I’m aware that telling you, random person who is looking to write a stunning feature article, to transport your readers into another dimension, sounds odd. It’s a feature article. It isn’t The Gulag Archipelago.

It might not be high literature, but if you aren’t aiming for that level of engagement, you are selling yourself and your reader short. You sell yourself short, because writing it becomes a drag and not a heartfelt moment of creation, which pours out of you effortlessly. It becomes a drag to read, because the narrative gets stilted, you can see the machinery behind the narrative, and it feels flat.

The combination of your style, discovered through trial and error, a great perspective, and passion, will do incredible things for all of your work.

Hide the machinery

My final point to you is this: Hide the machinery.

In every interaction you have, with an interviewee or a reader, you must strive to hide the machinery. By that I mean: Control the interaction and leave out anything that is irrelevant.

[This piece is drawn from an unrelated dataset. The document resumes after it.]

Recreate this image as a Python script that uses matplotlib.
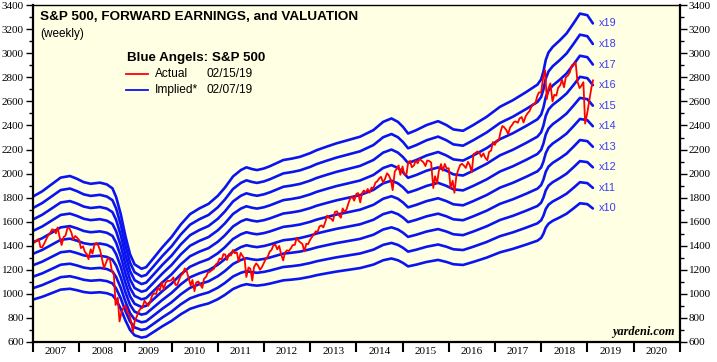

I’ll give you an example. If you have only 25 minutes for an interview, be up-front about the fact that you have just 25 minutes and will strive to stick to time. Your interviewee will appreciate it. If you have an hour for the interview and two days’ turnaround time, the ‘machinery’ is the turnaround time. It’s not their business, and it makes you look like Amateur Hour.

In the same way, anything that isn’t directly relevant to the story, leave out. Feature articles are never about YOU, unless they’re explicitly autobiographical. If you’re profiling a business person, nobody needs to know that you have depression. If you’re writing about a band’s upcoming tour, nobody wants to hear about the scrapbook your mum constructed about them for you when you were six.

Leave it out, starting with your interviews. If you include it in your interviews, there’s a good chance that you are thinking about yourself instead of your interviewee. And that’s an awful place to start.

So, um, I totally deviated from the point. My point here is: Write for your reader, not for your own ego. Leave yourself and your process out.

In Summary

As the author of a feature article, you first need to discover your style. You can short-cut that in your early days by imitating a range of authors until you find a style that feels like a second skin. Secondly, read features voraciously, until you have an intuitive feel for what they are like when they’re amazing, and what they’re like when they’re awful. Thirdly, find a perspective. Fourth, tell a story. And fifth, find your passion.

Your job is to take your reader on the ride of a lifetime. You might only have them for two minutes. Make those two minutes the best that they’ll spend all day; all week, all month, all year!

When you can do this for your readers, you’ll grow a loyal fanbase without even trying. And you will find yourself carving a foothold for yourself in the world that few others are capable of challenging.